Family Values was a touring music festival that the band started in 1998. Ozzy Osbourne had Ozzfest, Megadeth had Gigantour, and Slayer had the Unholy Alliance Tour. Korn had their Family Values, named to poke fun at conservative evangelical types who take issue with everything people enjoy. The inaugural tour featured Korn, Limp Bizkit, Ice Cube, Orgy, Rammstein, and Incubus. The 2006 instalment featured ten bands across two stages. It was also the first installment to feature co-headliners, in Korn and Deftones. Stone Sour, Flyleaf, and Dir en Grey rounded out the main stage.

It also put to rest years of tension between Korn and the Deftones’ frontman Chino Moreno. Both bands started out at the same time, forming a friendship in their early days. But as Korn’s profile skyrocketed, fans and critics seemed to make endless comparisons between the two bands. This frustrated Moreno severely, as he understandably wanted the Deftones to be their own thing, to have their own identity.

“We’ve had a crazy relationship because we’ve always distanced ourselves from Korn so we could be our own band,” Moreno said. “Their first record came out before ours, so it was always like we were following in their footsteps. And I think we had to do that, and now it’s time to just have fun. We don’t care so much about that stuff anymore. We just want to play with friends.”

Moreno even took the stage with Korn for a rousing performance of Ice Cube’s “Wicked,” which first appeared on 1996’s Life Is Peachy.

It was great everyone was friends on this tour, but things took a dark turn in Atlanta, when a fan was beaten over a baseball cap during the Deftones’ set.
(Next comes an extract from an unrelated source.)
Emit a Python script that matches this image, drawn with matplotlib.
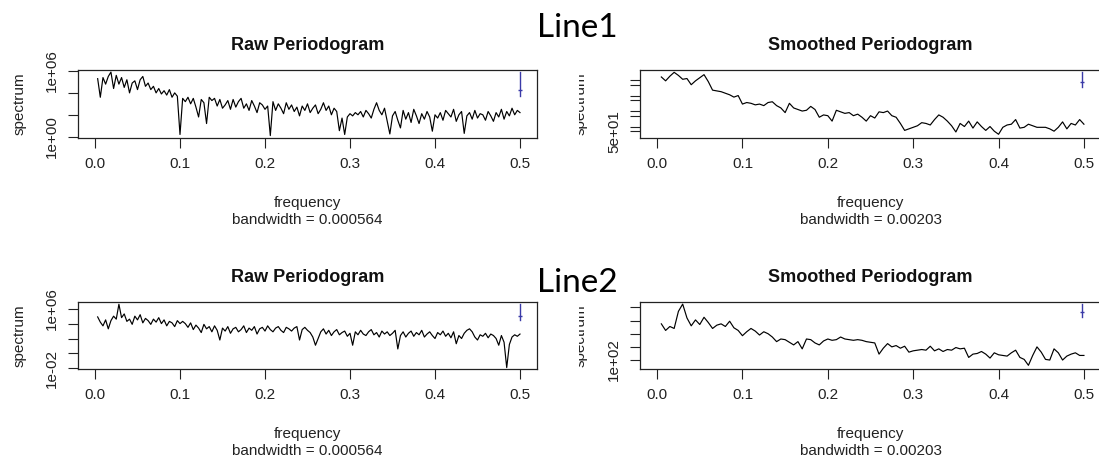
import numpy as np
import matplotlib
matplotlib.use("Agg")
import matplotlib.pyplot as plt
from matplotlib.ticker import FixedLocator, FixedFormatter, NullLocator
from matplotlib.transforms import Bbox, TransformedBbox

plt.rcParams['font.family'] = ['Liberation Sans', 'DejaVu Sans']

W, H = 1099, 459

# log10 of the raw periodogram ordinates (Line1, Line2)
raw1_log10 = [
    5.3, 3.6, 5.4, 4.8, 5.5, 5.9, 4.4, 5.6, 4.8, 5.4, 4.5, 5.2, 4.0, 4.9, 5.1, 4.3, 5.2, 5.5, 4.6, 4.9,
    4.3, 4.6, 4.0, 4.4, 3.9, 4.2, 3.8, 4.3, 3.6, 4.0, 3.7,
    0.2,
    3.5, 3.2, 3.6, 3.0, 3.5, 2.7, 1.8, 3.4, 3.1, 1.2, 3.6, 3.3, 3.5, 2.8, 3.4, 2.6, 2.9, 3.3, 2.5, 3.4,
    2.7, 3.2, 3.5, 2.6, 3.0, 2.4, 3.3, 2.8, 2.2, 3.1, 2.9, 2.5,
    2.8, 0.1,
    3.2, 2.4, 3.0, 2.6, 2.1, 3.1, 2.5, 2.9, 2.3, 2.7, 1.9, 2.8, 2.4, 3.0, 2.2, 2.6, 2.9, 2.1, 2.5, 3.1,
    2.4, 2.8, 2.0, 2.6, 2.3,
    0.55, 1.7, 0.2,
    1.8, 2.1, 1.9, 2.2, 2.0, 2.3, 1.8, 2.4, 2.1, 1.7, 2.5, 3.1, 2.4, 2.0, 2.6, 1.4, 0.25, 1.9, 2.3, 1.5,
    0.8, 2.4, 1.6, 2.2, 1.3, 2.5, 1.9, 1.2, 2.1, 1.6, 2.3, 1.8, 0.5, 2.0, 1.7, 2.2, 1.5, 2.4, 2.1, 1.8,
    2.5, 1.4, 2.0, 2.3, 0.3, 1.9, 2.2, 1.6, 2.4, 1.7, 2.1, 2.0, 1.5, 2.3, 1.9, 1.4, 2.2, 1.8, 2.5, 1.6,
    2.3, 1.9, 2.6, 2.0, 2.4, 2.2,
]
raw2_log10 = [
    4.9, 4.2, 3.7, 4.5, 3.3, 4.4, 5.0, 4.6, 6.6,
    4.8, 5.3, 4.3, 4.6, 3.9, 5.0, 4.5, 5.2, 4.1, 4.7, 4.4, 3.9, 4.6, 4.2, 4.8, 4.0, 4.5, 3.7, 4.3, 4.1,
    3.6, 4.4, 4.0,
    4.3, 4.0, 3.5, 4.1, 3.2, 3.8, 3.4, 2.8, 3.9, 3.3, 3.6, 2.9, 3.7, 3.1, 1.8, 3.4, 3.0, 3.6, 2.7, 3.3,
    3.5, 2.9, 3.2, 3.7, 2.8, 3.4, 3.1, 3.6, 2.6, 3.3, 3.5, 3.0, 3.7, 3.2, 2.9, 3.4, 3.6, 3.1, 2.8, 3.5,
    3.3, 3.0, 3.4, 3.6, 1.8, 3.2, 3.5, 3.1,
    2.8, 2.2, 1.1, 2.0,
    2.9, 3.3, 2.6, 3.1, 2.4, 2.9, 3.2, 2.5, 2.8, 3.0, 2.3, 2.7, 1.1, 2.9, 2.5, 3.1, 2.6, 2.4, 2.9, 3.2,
    2.5, 2.8, 2.2, 3.0, 2.6, 2.9, 2.4, 2.7, 3.1,
    0.6,
    2.4, 2.9, 2.2, 2.7, 3.0, 2.3, 2.8, 2.5, 3.1, 2.2, 2.6, 2.9, 2.4, 2.0, 2.8, 2.5, 3.0, 2.3, 2.7, 2.1,
    2.9, 1.3, 2.4, 2.0, 2.7, 3.1, 3.3, 2.9, 2.2, 1.8, 2.5, 2.3, 2.7, 2.1, 2.6, 2.4,
    2.0, 1.1, 2.4, 1.5, -1.9, 1.2, 2.2, 2.5, 2.3, 2.6,
]

# log10 of the smoothed periodograms
smooth1_log10 = [
    5.20, 4.95, 5.25, 5.50, 5.30, 5.05, 5.10, 4.70, 4.95, 5.15,
    5.35, 4.90, 4.35, 4.30, 4.25, 4.15, 4.05, 3.90, 4.00, 3.45,
    3.55, 3.50, 3.40, 3.45, 3.35, 3.55, 3.60, 3.35, 3.20, 2.90,
    3.50, 3.20, 3.10, 3.00, 3.05, 3.30, 3.10, 2.60, 2.75, 2.70,
    2.35, 3.05, 2.95, 2.85, 2.90, 2.70, 2.80, 2.60, 2.35, 2.70,
    2.55, 2.95, 2.90, 3.00, 2.70, 2.60, 2.20, 1.75, 1.85, 1.95,
    2.05, 2.25, 2.20, 2.10, 2.45, 2.75, 2.60, 2.35, 2.05, 1.65,
    2.20, 2.00, 2.35, 1.90, 2.30, 2.00, 1.75, 2.00, 1.70, 1.50,
    1.95, 2.10, 2.15, 2.45, 1.90, 1.95, 2.15, 2.05, 1.95, 1.95,
    1.95, 1.85, 1.70, 1.95, 2.30, 1.85, 2.20, 2.10, 2.45, 2.15,
]
smooth2_log10 = [
    4.75, 4.25, 4.55, 4.40, 5.70, 6.25, 5.20, 4.60, 5.05, 4.70,
    5.25, 4.85, 4.40, 4.65, 4.75, 4.55, 4.95, 4.45, 4.25, 3.85,
    4.15, 4.40, 4.20, 3.90, 4.15, 4.00, 3.75, 3.40, 3.60, 3.55,
    3.35, 3.15, 3.40, 2.85, 3.60, 3.55, 3.30, 3.15, 3.45, 3.60,
    3.50, 3.55, 3.75, 3.60, 3.55, 3.50, 3.55, 3.50, 3.40, 3.35,
    3.30, 2.45, 2.90, 3.25, 3.00, 3.10, 2.90, 3.05, 2.60, 2.70,
    2.75, 2.80, 2.75, 3.05, 2.70, 2.85, 2.65, 2.80, 2.75, 2.95,
    2.85, 2.90, 2.20, 2.45, 2.50, 2.65, 2.45, 2.15, 2.55, 2.40,
    2.35, 2.30, 2.55, 2.75, 2.20, 2.05, 1.60, 2.35, 3.00, 2.60,
    2.05, 2.00, 2.85, 2.55, 2.00, 2.30, 2.45, 2.55, 2.35, 2.35,
]

raw_bandwidth = 0.000564
smooth_bandwidth = 0.00203
# 95% chi-square limits, df = 2 for the raw estimate, df ~ 7 after smoothing
raw_conf = (2 / 7.3778, 2 / 0.0506)
smooth_conf = (7 / 16.0128, 7 / 1.6899)

x_ticks = [0.0, 0.1, 0.2, 0.3, 0.4, 0.5]

ci_col = '#3a3aa8'


def rect(left, top, right, bottom):
    """pixel box -> figure fraction [l, b, w, h]"""
    return [left / W, 1 - bottom / H, (right - left) / W, (bottom - top) / H]


def periodogram_panel(ax, spec_log10, bandwidth, conf, ylim_log10, yticks, ylabels, title):
    spec = 10 ** np.asarray(spec_log10)
    freq = np.arange(1, len(spec) + 1) * 0.5 / len(spec)
    ax.plot(freq, spec, color='black', lw=0.85)
    ax.set_yscale('log')

    # confidence bar like R's plot.spec
    conf_x = freq.max() - bandwidth
    conf_y = spec.max() / conf[1]
    ax.plot([conf_x, conf_x], [conf_y * conf[0], conf_y * conf[1]], color=ci_col, lw=1.0)
    ax.plot([conf_x], [conf_y], color=ci_col, marker='_', markersize=3, mew=1.0)

    ax.set_xlim(-0.02, 0.52)
    ax.set_ylim(10 ** ylim_log10[0], 10 ** ylim_log10[1])
    ax.xaxis.set_major_locator(FixedLocator(x_ticks))
    ax.xaxis.set_major_formatter(FixedFormatter([f'{t:.1f}' for t in x_ticks]))
    ax.yaxis.set_major_locator(FixedLocator(yticks))
    ax.yaxis.set_major_formatter(FixedFormatter(ylabels))
    ax.yaxis.set_minor_locator(NullLocator())
    ax.tick_params(direction='out', length=7.5, width=0.8, labelsize=11, pad=6,
                   colors='#222222')
    ax.tick_params(axis='y', labelrotation=90)
    for lab in ax.get_yticklabels():
        lab.set_verticalalignment('center')
    for sp in ax.spines.values():
        sp.set_linewidth(0.9)
        sp.set_color('#222222')

    ax.annotate(title, xy=(0.5, 1), xycoords='axes fraction', xytext=(0, 18),
                textcoords='offset points', ha='center', va='center',
                fontsize=13, fontweight='bold', color='#111111')
    ax.annotate('frequency', xy=(0.5, 0), xycoords='axes fraction', xytext=(0, -47),
                textcoords='offset points', ha='center', va='center', fontsize=11, color='#222222')
    ax.annotate(f'bandwidth = {bandwidth:g}', xy=(0.5, 0), xycoords='axes fraction',
                xytext=(0, -59), textcoords='offset points', ha='center', va='center',
                fontsize=11, color='#222222')


fig = plt.figure(figsize=(W / 100, H / 100), dpi=100)

ax1 = fig.add_axes(rect(78, 70, 537, 138))
ax2 = fig.add_axes(rect(640, 70, 1101, 138))
ax3 = fig.add_axes(rect(78, 302, 537, 369))
ax4 = fig.add_axes(rect(640, 302, 1101, 369))

periodogram_panel(ax1, raw1_log10, raw_bandwidth, raw_conf, (-0.12, 6.09),
                  [1e0, 1e2, 1e4, 1e6], ['1e+00', '', '', '1e+06'], 'Raw Periodogram')
periodogram_panel(ax2, smooth1_log10, smooth_bandwidth, smooth_conf, (1.26, 5.65),
                  [5e1, 1e2, 5e2, 1e3, 5e3, 1e4, 5e4, 1e5],
                  ['5e+01', '', '', '', '', '', '', ''], 'Smoothed Periodogram')
periodogram_panel(ax3, raw2_log10, raw_bandwidth, raw_conf, (-2.09, 6.9),
                  [1e-2, 1e0, 1e2, 1e4, 1e6], ['1e-02', '', '', '', '1e+06'], 'Raw Periodogram')
periodogram_panel(ax4, smooth2_log10, smooth_bandwidth, smooth_conf, (1.32, 6.41),
                  [1e2, 1e3, 1e4, 1e5, 1e6], ['1e+02', '', '', '', ''], 'Smoothed Periodogram')

# y labels; the right-hand ones are cut off on their left side
clip = TransformedBbox(Bbox([[579 / W, 0], [1, 1]]), fig.transFigure)
for ax, x_px in [(ax1, 20), (ax3, 20), (ax2, 581), (ax4, 581)]:
    pos = ax.get_position()
    t = fig.text(x_px / W, (pos.y0 + pos.y1) / 2, 'spectrum', rotation=90,
                 ha='center', va='center', fontsize=11, color='#222222')
    if x_px > W / 2:
        t.set_clip_box(clip)
        t.set_clip_on(True)

fig.text(577 / W, 1 - 28 / H, 'Line1', ha='center', va='center', fontsize=24,
         family=['Lato', 'DejaVu Sans'], color='black')
fig.text(577 / W, 1 - 283 / H, 'Line2', ha='center', va='center', fontsize=24,
         family=['Lato', 'DejaVu Sans'], color='black')

fig.savefig('out.png', dpi=100)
The victim, thirty-year-old Andy Richardson, was later pronounced dead as a result of his injuries.

“Korn are appalled at the actions of these men and are imploring anyone who witnessed this senseless act or has any information about the attack to please immediately come forward by contacting local authorities,” a statement read.
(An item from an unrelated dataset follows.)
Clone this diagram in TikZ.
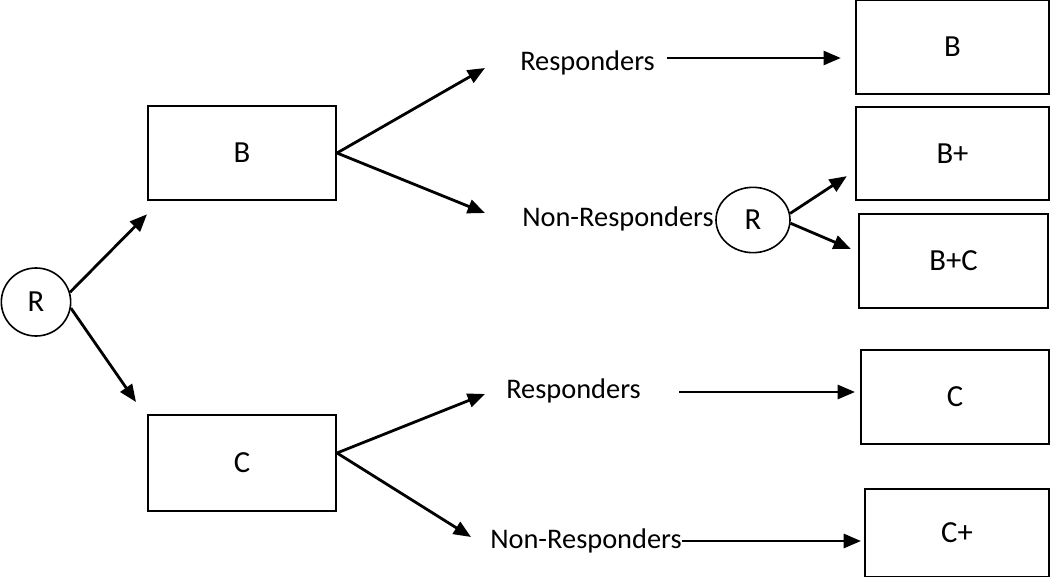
\documentclass[tikz,border=0pt]{standalone}
\usepackage{fontspec}
\setmainfont{Carlito}
\usetikzlibrary{arrows.meta,calc,shapes.geometric}
\tikzstyle{arm}=[
	rectangle,
	draw,
	line width=1.5pt,
	minimum width=141pt,
	minimum height=71pt,
	inner sep=0pt,
	font=\fontsize{23}{27}\selectfont
]
\tikzstyle{rand}=[
	ellipse,
	draw,
	line width=1.2pt,
	inner sep=0pt,
	font=\fontsize{23}{27}\selectfont
]
\tikzstyle{group}=[
	inner sep=0pt,
	anchor=west,
	font=\fontsize{21.3}{25}\selectfont
]
\tikzstyle{flow}=[
	-{Triangle[length=13pt,width=10.5pt]},
	line width=2.1pt
]
\begin{document}
\begin{tikzpicture}[x=0.75pt,y=-0.75pt]
\useasboundingbox (0,0) rectangle (1050,577);
% first randomisation
\node [rand, minimum width=52pt, minimum height=51pt] (R) at (36,302) {R};
\node [arm] (B) at (242,153) {B};
\node [arm, minimum height=72pt] (C) at (242,463) {C};
% response groups
\node [group] (RespB) at (520,63) {Responders};
\node [group] (NonB) at (522,219) {Non-Responders};
\node [rand, minimum width=55.5pt, minimum height=49pt] (R2) at (753,220) {R};
\node [group] (RespC) at (506,391) {Responders};
\node [group] (NonC) at (490,541) {Non-Responders};
% second stage
\node [arm, minimum width=145pt, minimum height=70pt] (BR) at (952.5,47) {B};
\node [arm, minimum width=145pt, minimum height=70pt] (BP) at (952.5,153.5) {B+};
\node [arm, minimum width=142pt, minimum height=70.5pt] (BC) at (953.5,261) {B+C};
\node [arm, minimum width=141pt, minimum height=70.5pt] (CR) at (955,397) {C};
\node [arm, minimum width=138pt, minimum height=66pt] (CP) at (957,533) {C+};

\draw [flow] (R.16) -- ($(B.south west)+(0,13)$);
\draw [flow] (R.-10) -- ($(C.north west)+(-11,-12)$);
\draw [flow] (B.east) -- ($(RespB.west)+(-35,5)$);
\draw [flow] (B.east) -- ($(NonB.west)+(-37,-6)$);
\draw [flow] ($(RespB.east)+(12,-5)$) -- ($(BR.west)+(-14,11)$);
\draw [flow] (R2.10) -- ($(BP.south west)+(-8,-25)$);
\draw [flow] (R2.-5) -- ($(BC.west)+(-7,-12)$);
\draw [flow] ($(C.east)+(0,-10)$) -- ($(RespC.west)+(-21,3)$);
\draw [flow] ($(C.east)+(0,-10)$) -- ($(NonC.west)+(-19,-4)$);
\draw [flow] ($(RespC.east)+(38,1)$) -- ($(CR.west)+(-5,-5)$);
\draw [flow] (NonC.east) -- ($(CP.west)+(-3,8)$);
\end{tikzpicture}
\end{document}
Imagine, you just want to go to a concert and have a good time with friends. And then something like this happens. These people have families, people they care about, who care about them. If you’re an artist, all you want is to play a show, connect with your fans, and do well enough to pay the bills. The last thing you want is to find out that this has happened. It shouldn’t.
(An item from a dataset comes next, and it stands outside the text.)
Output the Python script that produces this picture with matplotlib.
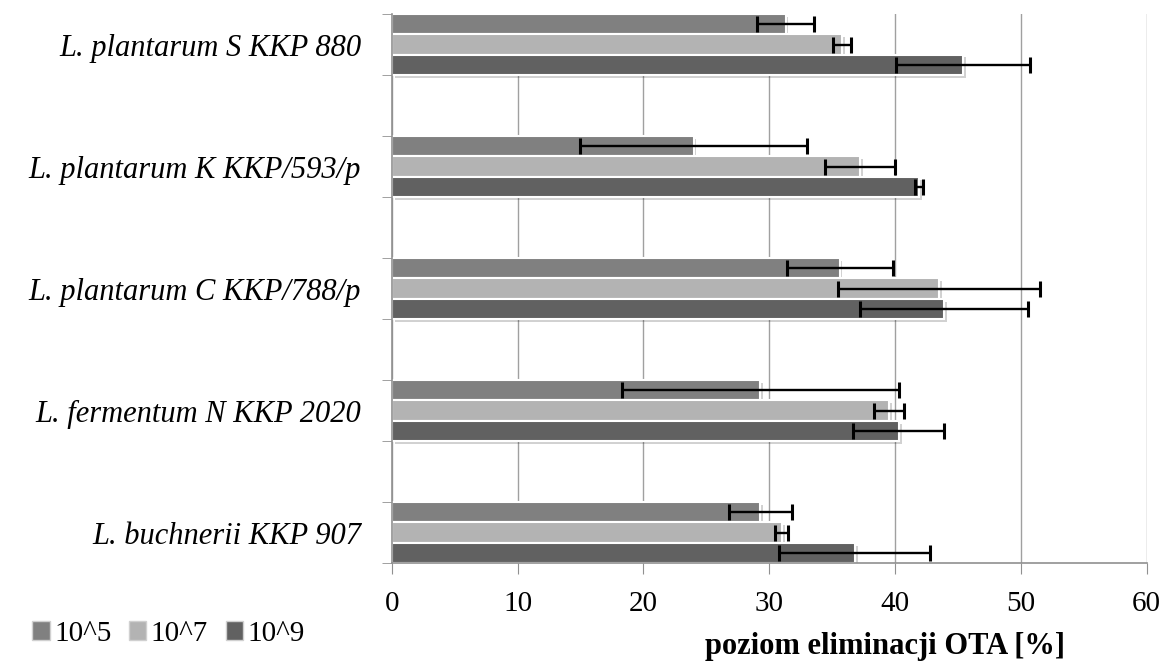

The defendant, Michael Scott-Axley, pleaded guilty to involuntary manslaughter and aggravated assault, and was sentenced to ten years imprisonment and ten years probation. Other than that, the tour went more or less fine, concluding on 22 September in Virginia Beach. That concluded the tour cycle for See You on the Other Side.

Korn saw out 2006 by performing at MTV Studios in Times Square, New York, as part of the network’s Unplugged series. The band played a complete fourteen-song set, complete with appearances by the Cure, Amy Lee of Evanescence, and a Japanese taiko ensemble. Not all songs made it to the CD release, and the album debuted at number nine on the Billboard chart, with a modest 51,000 copies sold.

To me, See You on the Other Side was fresh and exciting, to say the least. It’s not their best album, but given the place the band were in, maybe it had to be the way it was. It took a few listens, but I grew to appreciate the experimental nature and overall direction of the album. With Head’s return in May of 2013, it’s easy to see that era in retrospect as a bridge between the classic Korn we all knew, and the band that exists today.

You could see a shedding of an old identity and a creative rebirth through a combination of old and new studio technology. This carried over to the Untitled album (2007), Korn III: Remember Who You Are (2010), and The Path of Totality (2011). Some call that era the band’s midlife crisis. Maybe there’s some truth to that. If you went in looking for the next “Freak on a Leash” or “Here to Stay,” then you were better off with the classic albums. But if you listened with an open mind and ear, you may have been pleasantly surprised.

See You on the Other Side was different. So was Untouchables. So were Issues and Follow the Leader. So is everything by everyone, and there’s always that hardline faction demanding that every next thing be just like the first. But as a band, you deal with that and push through, along with all the other challenges and changes thrown at you.

“Nothing happens to the wise man against his expectation,” Seneca once wrote to a friend. “Nor do all things turn out for him as he wished but as he reckoned — and above all he reckoned that something could block his plans.”

Davis, Munky, Fieldy, and Silveria were taking a risk with See You on the Other Side, for sure. But they also really stepped up their game as musicians, and I’ve always applauded the audacity of what they’d pulled off. Line-up changes can decimate bands, and when an artist changes their sound in any way, accusations of “selling out” tend to follow. But for a band so commonly associated with a certain sound, Korn have always had an unusual ability to not only prepare for disruption and setbacks, but work all of that into their albums. And the real fans — not just the trendy ones — seem to embrace it.

How does one manage to do that? To not only manage expectations, but continue to build and thrive? Only the Bakersfield Boys could be so crazy.

Is there a lesson in all this? I don’t know, but I like to think that in times of flux and upheaval (that only increases on an almost daily basis), that kind of flexibility and the ability to keep your head on straight may be key to survival in all things.